For the half-year to 30 June 2014, the IPKat's regular team is supplemented by contributions from guest bloggers Alberto Bellan, Darren Meale and Nadia Zegze.

Two of our regular Kats are currently on blogging sabbaticals. They are David Brophy and Catherine Lee.

Monday, 25 June 2012

Monday miscellany

What shall we do with Richard O'Dwyer? This Kat has not had the opportunity to discuss with the other Kats the whys and wherefores of the case of Richard O'Dwyer, who is facing extradition to the United States and a possible 10-year prison sentence for committing acts in the United Kingdom that are not, so far as he can tell, criminal in the United Kingdom itself but which may transgress the criminal provisions of US copyright law.  It is also well known that this Kat does not condone intellectual property infringement, in whatever shape or form it finds itself.  For all that, he feels that not only fictional felines but real humans are entitled to enjoy an expectation that an act which they perform in their own country, where it attracts no criminal sanction, is not an act for which they will be extradited to an alien jurisdiction and made to face criminal charges there.  Wikipedia founder Jimmy Wales has launched this petition to the British Home Secretary Theresa May to refuse the extradition request.  To date it has attracted fewer than 30,000 signatures, but this Kat has now added his own.

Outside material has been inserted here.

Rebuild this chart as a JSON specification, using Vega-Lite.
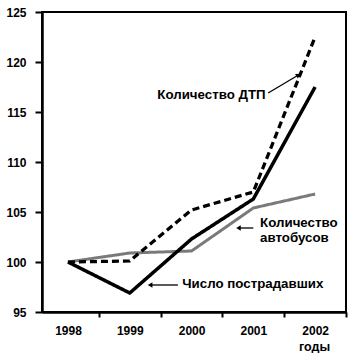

What shall we do with Ian Hargreaves? This Kat is no great enthusiast of Digital Opportunity, the so-called Hargreaves Review of intellectual property and growth in the United Kingdom which he --  along with a comfortingly large number of others -- considers to have been ill-conceived, poorly focused, hastily executed and, he suspects, largely destined for oblivion. He is however more than happy to salute its eponymous chair, Professor Ian Hargreaves, Professor of Digital Economy at Cardiff University, Wales, who has just received the honour of a CBE in the Queen's Birthday Honours List.  Ian's efforts have led to a sharp increase of awareness of the prospects and the problems facing not only IP owners but their competitors and their customers and have provided a valuable agenda for debate across many areas of IP. Well done, Ian!



What shall we do with Kingsley Egbuonu?  The 54th and final episode in Kingsley Egbuonu's A to Z tour of official African IP websites for the Afro-IP blog ends on a low note with a report on Zimbabwe --a country that plays host to the African Regional Intellectual Property Organization (ARIPO) but manifestly has failed to get its own act together.  This Kat is impressed at the dedication and enthusiasm with which Kingsley has flung himself at this task and hopes that he will find something suitably huge for his next challenge. Can readers find him one?




What shall we do with Natalie Westerman? 22-year-old Natalie, who tweets as @natwest, has been beset by angry and frustrated customers of the National Westminster Bank (which trades under the registered trade mark NATWEST) following the bank's well publicised computer failure which left a goodly proportion of its 17.5 million customers either unable to get hold of their cash or, almost as bad, unable to spend it.   The moral of the story is simple: if you want to use a trade mark as your Twitter handle, be prepared for the consequences. A katpat goes to Chris Torrero for this link to the Telegraph.

1 comment:

Tim Jackson said...

The UK-US extradition treaty requires dual criminality. Richard O'Dwyer can only be extradited if what he did would have been an offence under UK law.

If so, then the obvious place to try him would be in the UK, and that should happen. If not, there is no basis for his extradition to the USA instead.

However, in the past there have been problems with criminal copyright proceedings in the UK, e.g. Higgs v. R, to the extent that the Court of Appeal has suggested it should be left to the civil courts ( Gilham v R, para 30).

So has O'Dwyer committed a crime under UK copyright law? The links on his website would have to be deemed to have been "communicating" the linked copyright works to the public, contrary to CDPA section 107(2A).

There's an argument to say that they were, but it's by no means certain. Just passively providing links like Google wouldn't, I'm sure.

The nearest case law is Newzbin 1. There, Kitchen J held that it was "communication to the public" to actively provide a technical and editorial indexing system, which enabled users to piece together all the components of a film which had been split up into thousands of separate Usenet messages.

O'Dwyer's website obviously didn't go as far as Newzbin did. But neither was O'Dwyer just being passive like Google. He was actively encouraging users to seek out and upload good links.

Is that "communication to the public"? I think it needs to be carefully argued in front of one of the specialist IP judges who will have a clearer understanding of the law than could be expected of a Westminster magistrate.

Presumably O'Dwyer duly filed his appeal?